The bacterium Pseudomonas aeruginosa preys on victims with compromised immune systems; it is one of the top three leading causes of opportunistic infection among cystic fibrosis patients, burn victims, and patients on respirators. And it is resistant to antibiotics. But now researchers have the ultimate weapon in their long-standing battle against P. aeruginosa: the sequence of its entire genome.

P. aeruginosa is an extremely versatile bacterium and lives almost anywhere—in water, soil, plants and animals—and can use almost anything for food. The source of this adaptability lies within its genome, which—at 6.3 million chemical units—is larger than the other 25 bacterial genomes sequenced to date.

The sequence has been annotated by a group of 61 P. aeruginosa experts who were assembled to find genes within the bacterium. Using gene-finder computer programs and known genes from other organisms as bait, the researchers predict that P. aeruginosa contains 5,570 genes. Their findings are published in the current issue of Nature.

The expectation is that the genes will help scientists understand the biology of the bacterium and allow them target their drugs at specific genes or proteins.

The two most surprising aspects of the annotation to emerge from the analysis are that 8 to 10 percent of the genes are responsible for the regulation of other genes—essentially turning them on and off. This feature enables the genes to be activated in countless combinations, which could explain how this bacterium adapts to innumerable environments.

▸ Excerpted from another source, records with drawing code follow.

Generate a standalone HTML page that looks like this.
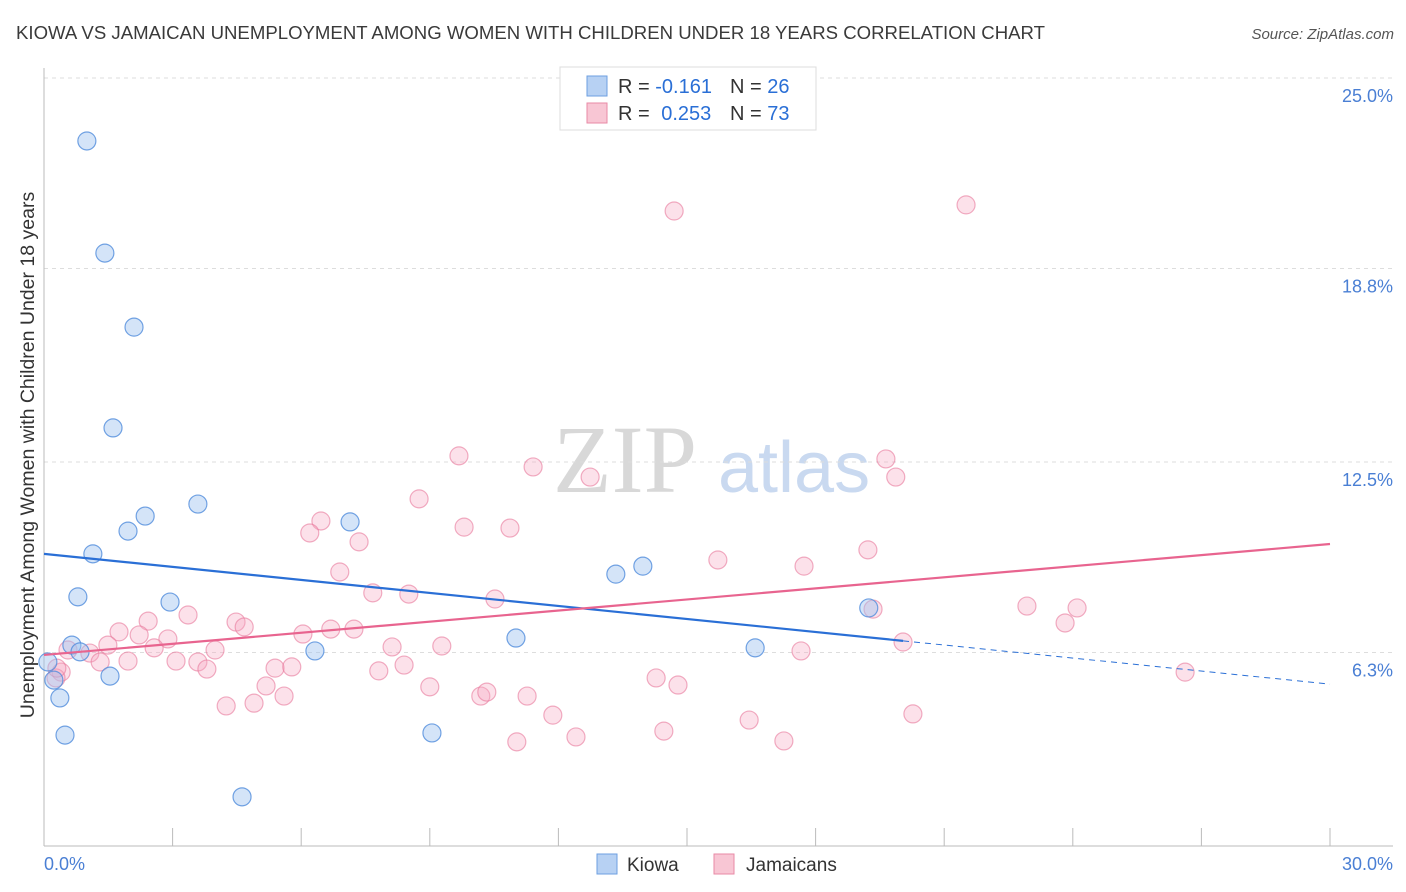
<!DOCTYPE html>
<html><head><meta charset="utf-8"><style>
body{margin:0;background:#fff;font-family:"Liberation Sans",sans-serif;}
#c{position:absolute;left:0;top:0;}
</style></head><body>
<svg id="c" width="1406" height="892" xmlns="http://www.w3.org/2000/svg" font-family="Liberation Sans, sans-serif">
<text x="16" y="39" font-size="18.6" fill="#3a3a3a">KIOWA VS JAMAICAN UNEMPLOYMENT AMONG WOMEN WITH CHILDREN UNDER 18 YEARS CORRELATION CHART</text>
<text x="1394" y="39" font-size="15" fill="#555" font-style="italic" text-anchor="end">Source: ZipAtlas.com</text>
<g>
<text x="553" y="492" font-size="96" fill="#d8d8d8" font-family="Liberation Serif, serif">ZIP</text>
<text x="718" y="492" font-size="72" fill="#c9d9f0">atlas</text>
</g>
<g id="grid"></g>
<g id="axes"></g>
<g id="pts"></g>
<g id="lines"></g>
<text transform="translate(34,455) rotate(-90)" font-size="19.5" fill="#333" text-anchor="middle">Unemployment Among Women with Children Under 18 years</text>
<text x="44" y="870" font-size="18" fill="#4a7fd4">0.0%</text>
<text x="1393" y="870" font-size="18" fill="#4a7fd4" text-anchor="end">30.0%</text>
<g>
<rect x="560" y="67" width="256" height="63" fill="#fff" stroke="#ddd"/>
<rect x="587" y="76" width="20" height="20" fill="#b7d1f3" stroke="#6e9fe0"/>
<rect x="587" y="103" width="20" height="20" fill="#f8c6d4" stroke="#e88aa6"/>
<text x="618" y="93" font-size="20" fill="#333">R = <tspan fill="#2a6fd6">-0.161</tspan></text>
<text x="730" y="93" font-size="20" fill="#333">N = <tspan fill="#2a6fd6">26</tspan></text>
<text x="618" y="120" font-size="20" fill="#333">R = <tspan fill="#2a6fd6" dx="6">0.253</tspan></text>
<text x="730" y="120" font-size="20" fill="#333">N = <tspan fill="#2a6fd6">73</tspan></text>
</g>
<g>
<rect x="597" y="854" width="20" height="20" fill="#b7d1f3" stroke="#6e9fe0"/>
<text x="627" y="871" font-size="19" fill="#333">Kiowa</text>
<rect x="714" y="854" width="20" height="20" fill="#f8c6d4" stroke="#e88aa6"/>
<text x="746" y="871" font-size="19" fill="#333">Jamaicans</text>
</g>
</svg>
<script>
const yTicks=[25,18.8,12.5,6.3];
const yTickLabels=["25.0%","18.8%","12.5%","6.3%"];
const kiowaX=[1.00,1.42,2.10,1.61,2.36,1.96,3.59,1.14,0.79,2.94,0.65,0.84,1.54,0.23,0.37,0.49,4.62,6.32,7.14,9.05,11.01,13.34,13.97,16.59,19.24,0.09];
const kiowaY=[22.95,19.30,16.89,13.61,10.74,10.25,11.13,9.51,8.11,7.94,6.54,6.32,5.53,5.40,4.82,3.61,1.60,6.35,10.55,3.68,6.77,8.85,9.11,6.45,7.75,5.99];
const jamX=[14.70,21.51,9.68,11.41,12.74,19.64,19.87,8.75,9.80,10.87,6.46,6.20,7.35,6.90,19.22,15.72,17.73,7.67,8.51,10.52,3.36,2.43,4.48,4.67,6.04,6.69,7.23,1.75,2.22,2.89,1.49,2.57,3.99,8.12,9.28,20.04,17.66,19.34,22.93,24.10,23.82,26.62,0.56,1.07,1.31,1.96,3.08,3.59,3.80,5.39,5.78,7.81,8.40,0.40,0.28,5.18,5.60,9.00,10.19,10.33,11.27,14.28,14.79,4.25,4.90,11.87,20.27,16.45,14.46,12.41,11.03,17.26,0.30];
const jamY=[20.67,20.87,12.70,12.34,12.01,12.60,12.01,11.30,10.38,10.35,10.58,10.19,9.90,8.92,9.64,9.31,9.11,8.24,8.20,8.04,7.52,7.32,7.29,7.13,6.90,7.06,7.06,6.97,6.87,6.74,6.54,6.45,6.38,6.48,6.51,6.64,6.35,7.71,7.81,7.75,7.26,5.66,6.38,6.28,5.99,6.02,6.02,5.99,5.76,5.79,5.83,5.70,5.89,5.66,5.47,5.21,4.88,5.18,4.88,5.01,4.88,5.47,5.24,4.56,4.65,4.26,4.30,4.10,3.74,3.55,3.39,3.42,5.79];
const kiowaTrend=[9.51,5.27];
const kiowaSolidEnd=20.04;
const jamTrend=[6.22,9.83];
const NS="http://www.w3.org/2000/svg";
const sx=v=>44+v*(1286/30);
const sy=v=>846-v*30.72;
function mk(tag,attrs,parent){const e=document.createElementNS(NS,tag);for(const k in attrs)e.setAttribute(k,attrs[k]);parent.appendChild(e);return e;}
const grid=document.getElementById('grid'),axes=document.getElementById('axes'),pts=document.getElementById('pts'),lines=document.getElementById('lines');
yTicks.forEach((t,i)=>{
 const l=mk('line',{x1:44,x2:1393,y1:sy(t),y2:sy(t),stroke:'#ddd','stroke-dasharray':'4,4'},grid);
 
 
 const tx=mk('text',{x:1393,y:sy(t)+24,'font-size':18,fill:'#4a7fd4','text-anchor':'end'},grid);
 tx.textContent=yTickLabels[i];
 
 
});
let a=mk('line',{x1:44,x2:44,y1:68,y2:846,stroke:'#bbb'},axes);


a=mk('line',{x1:44,x2:1393,y1:846,y2:846,stroke:'#bbb'},axes);


for(let i=1;i<=10;i++){
 const t=mk('line',{x1:sx(i*3),x2:sx(i*3),y1:828,y2:846,stroke:'#bbb'},axes);
 
 
}
jamX.forEach((x,i)=>{
 const c=mk('circle',{cx:sx(x),cy:sy(jamY[i]),r:9,fill:'rgba(245,170,195,0.35)',stroke:'rgba(232,120,155,0.6)','stroke-width':1.2},pts);
 
 
});
kiowaX.forEach((x,i)=>{
 const c=mk('circle',{cx:sx(x),cy:sy(kiowaY[i]),r:9,fill:'rgba(160,195,240,0.45)',stroke:'rgba(80,140,220,0.8)','stroke-width':1.2},pts);
 
 
});
const ky=x=>kiowaTrend[0]+(kiowaTrend[1]-kiowaTrend[0])*x/30;
let ln=mk('line',{x1:sx(0),y1:sy(ky(0)),x2:sx(kiowaSolidEnd),y2:sy(ky(kiowaSolidEnd)),stroke:'#2a6fd6','stroke-width':2.2},lines);


ln=mk('line',{x1:sx(kiowaSolidEnd),y1:sy(ky(kiowaSolidEnd)),x2:sx(30),y2:sy(ky(30)),stroke:'#2a6fd6','stroke-width':1,'stroke-dasharray':'6,5'},lines);


ln=mk('line',{x1:sx(0),y1:sy(jamTrend[0]),x2:sx(30),y2:sy(jamTrend[1]),stroke:'#e8648f','stroke-width':2.2},lines);


</script>
</body></html>
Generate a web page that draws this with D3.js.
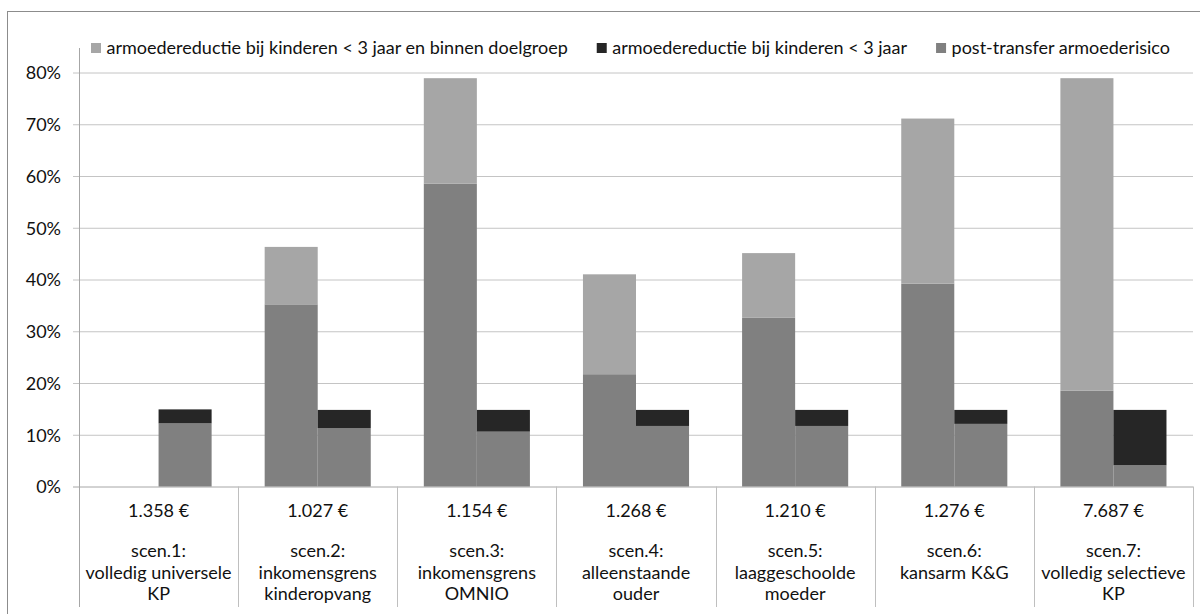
<!DOCTYPE html>
<html>
<head>
<meta charset="utf-8">
<script src="https://cdn.jsdelivr.net/npm/d3@7"></script>
<style>
  body { margin: 0; background: #fff; }
  text { font-family: Lato, "Open Sans", sans-serif; fill: #111; }
</style>
</head>
<body>
<script>
// scenario labels (one entry per line) and cost per child
var scenarios = [
  ["scen.1:", "volledig universele", "KP"],
  ["scen.2:", "inkomensgrens", "kinderopvang"],
  ["scen.3:", "inkomensgrens", "OMNIO"],
  ["scen.4:", "alleenstaande", "ouder"],
  ["scen.5:", "laaggeschoolde", "moeder"],
  ["scen.6:", "kansarm K&G"],
  ["scen.7:", "volledig selectieve", "KP"]
];
var costs = ["1.358 €", "1.027 €", "1.154 €", "1.268 €", "1.210 €", "1.276 €", "7.687 €"];

// left bar of each scenario: within the target group
var postTarget      = [0, 0.352, 0.585, 0.217, 0.326, 0.392, 0.185];
var reductionTarget = [0, 0.111, 0.204, 0.193, 0.125, 0.319, 0.604];
// right bar: all children < 3 years
var postAll         = [0.122, 0.113, 0.106, 0.117, 0.117, 0.121, 0.041];
var reductionAll    = [0.027, 0.035, 0.042, 0.031, 0.031, 0.027, 0.107];

var yTicks = [0, 0.1, 0.2, 0.3, 0.4, 0.5, 0.6, 0.7, 0.8];

var legendLabels = [
  "armoedereductie bij kinderen < 3 jaar en binnen doelgroep",
  "armoedereductie bij kinderen < 3 jaar",
  "post-transfer armoederisico"
];
var colors = {light: "#a6a6a6", dark: "#262626", mid: "#808080"};
var legendColors = [colors.light, colors.dark, colors.mid];

var width = 1200, height = 614;
var plot = {left: 79, right: 1193, top: 72.5, bottom: 486.5};
var fontSize = "18px";

var svg = d3.select("body").append("svg")
    .attr("width", width)
    .attr("height", height);

// outer chart frame
svg.append("rect")
    .attr("x", 7.5).attr("y", 11.5)
    .attr("width", 1210).attr("height", 620)
    .attr("fill", "none")
    .attr("stroke", "#8c8c8c");

var xScale = d3.scaleBand()
    .domain(d3.range(scenarios.length))
    .range([plot.left, plot.right])
    .padding(0);

var xSub = d3.scaleBand()
    .domain(["target", "all"])
    .range([0, xScale.bandwidth()])
    .paddingInner(0)
    .paddingOuter(0.5);

var yScale = d3.scaleLinear()
    .domain([0, 0.8])
    .range([plot.bottom, plot.top]);

//Gridlines + y labels (ticks stick out 6px left of the axis)
var gridLen = plot.right - plot.left + 6;
var yAxis = d3.axisLeft(yScale)
    .tickValues(yTicks)
    .tickFormat(d3.format(".0%"))
    .tickSize(gridLen);

var gy = svg.append("g")
    .attr("transform", "translate(" + plot.right + ",0)")
    .call(yAxis);
gy.select(".domain").remove();
gy.selectAll(".tick line")
    .attr("stroke", function(d) { return d === 0 ? "#a6a6a6" : "#c4c4c4"; });
gy.selectAll(".tick text")
    .attr("x", -gridLen - 12)
    .attr("dy", "0.35em")
    .attr("font-size", fontSize)
    .style("font-family", "Lato, sans-serif")
    .attr("fill", "#111");

// stacked bars
var rows = scenarios.map(function(s, i) {
  return {i: i, postTarget: postTarget[i], reductionTarget: reductionTarget[i],
          postAll: postAll[i], reductionAll: reductionAll[i]};
});

var stackTarget = d3.stack().keys(["postTarget", "reductionTarget"])(rows);
var stackAll = d3.stack().keys(["postAll", "reductionAll"])(rows);

var fillOf = {postTarget: colors.mid, reductionTarget: colors.light,
              postAll: colors.mid, reductionAll: colors.dark};

function drawStack(stack, sub) {
  svg.append("g").selectAll("g")
    .data(stack)
    .enter().append("g")
    .attr("fill", function(d) { return fillOf[d.key]; })
    .selectAll("rect")
    .data(function(d) { return d; })
    .enter().append("rect")
    .attr("x", function(d) { return xScale(d.data.i) + xSub(sub); })
    .attr("width", xSub.bandwidth())
    .attr("y", function(d) { return yScale(d[1]); })
    .attr("height", function(d) { return yScale(d[0]) - yScale(d[1]); });
}
drawStack(stackTarget, "target");
drawStack(stackAll, "all");

// vertical axis line and category separators
var seps = d3.range(scenarios.length + 1).map(function(i) {
  return i < scenarios.length ? xScale(i) : plot.right;
});
svg.append("g").selectAll("line")
    .data(seps)
    .enter().append("line")
    .attr("x1", function(d) { return Math.round(d) + 0.5; })
    .attr("x2", function(d) { return Math.round(d) + 0.5; })
    .attr("y1", function(d, i) { return i === 0 ? 48 : plot.bottom; })
    .attr("y2", 607)
    .attr("stroke", function(d, i) { return i === 0 ? "#a6a6a6" : "#bfbfbf"; });

// category labels
var cat = svg.append("g").selectAll("g")
    .data(scenarios)
    .enter().append("g")
    .attr("transform", function(d, i) { return "translate(" + (xScale(i) + xScale.bandwidth() / 2) + ",0)"; });

cat.append("text")
    .attr("y", 517)
    .attr("text-anchor", "middle")
    .attr("font-size", fontSize)
    .text(function(d, i) { return costs[i]; });

cat.append("text")
    .attr("text-anchor", "middle")
    .attr("font-size", fontSize)
    .selectAll("tspan")
    .data(function(d) { return d; })
    .enter().append("tspan")
    .attr("x", 0)
    .attr("y", function(d, j) { return 557 + j * 21.5; })
    .text(function(d) { return d; });

// legend
var legend = svg.append("g").attr("transform", "translate(91,0)");
var lx = 0;
legendLabels.forEach(function(label, i) {
  legend.append("rect")
      .attr("x", lx).attr("y", 43)
      .attr("width", 10).attr("height", 10)
      .attr("fill", legendColors[i]);
  var t = legend.append("text")
      .attr("x", lx + 15.5).attr("y", 53.5)
      .attr("font-size", fontSize)
      .text(label);
  lx += 15.5 + t.node().getComputedTextLength() + 29;
});
</script>
</body>
</html>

The scientists also identified 10 protein pumps, which sit on the outer membrane of the bacterium. Researchers hypothesize that P. aeruginosa's resistance to detergents and antibiotics may result from the pumps saving the bacterium from antibiotics that are meant to wipe it out.

Sequencing P. aeruginosa was a collaborative effort by a group of academic scientists, the US Cystic Fibrosis Foundation and the PathoGenesis Corporation.

. . .

Stover, C.K. et al. Complete genome sequence of Pseudomonas aeruginosa PA01, an opportunistic pathogen. Nature 406, 959-964 (August 31, 2000).